Probably only one runner get a tear or split at first but this is a progressive symptom.
So in time it goes up to two runners or you can have three runners, each, doing just a little bit at a time.
The head and the manifold masses are always moving.
The gasket gets soaked with gasoline vapors as the injectors spray right on top of the intake valves.
Oil vapors are introduced from the crankcase.
Aluminum being what it is, it’s not a thermoplastic, of which, is another animal in the automotive zoo.
With this ingredient plugged from your post is making a notable variation in how much when cold and none later.
The slight heating time will change to longer.

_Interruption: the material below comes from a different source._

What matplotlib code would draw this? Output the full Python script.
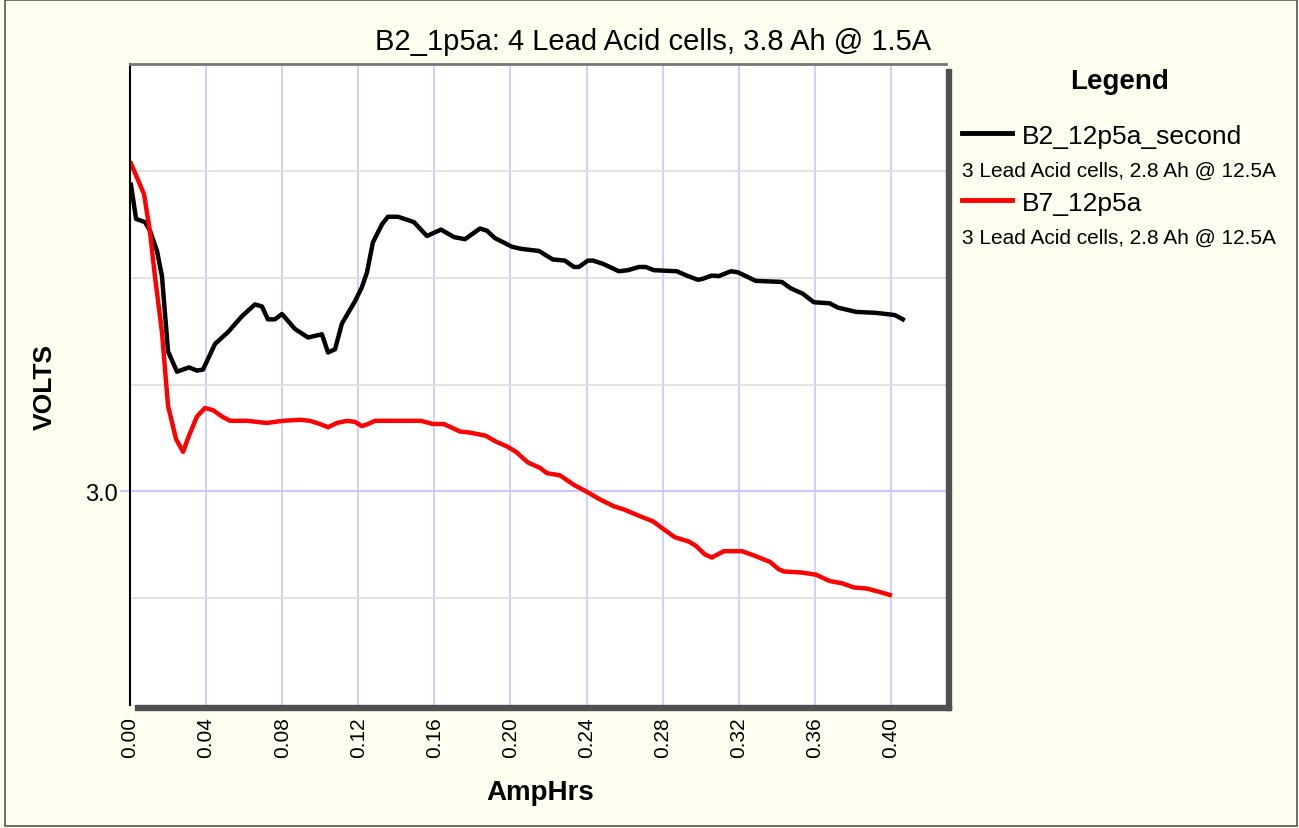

The symptoms are going to get worse as vacuum leaks do that by their own nature.
Same goes with a tiny split in the accordion tube behind the AMM. The symptom creeps into the mixtures until it can cause sudden idling failures.
Another possibility, not mentioned, is the coolant sensor for the fuel management system. It could be out of calibration or even have a bad connection if it is rich or lean running?
But for only 30 seconds of time makes it NOT a likely candidate, especially, if your mileage is decent.
A 92 C thermostat helps that a bit for in town short runs. IMHO
Anyways I got out my thoughts.
We need an interesting thread and hopefully it’s going to get resolved quickly for you.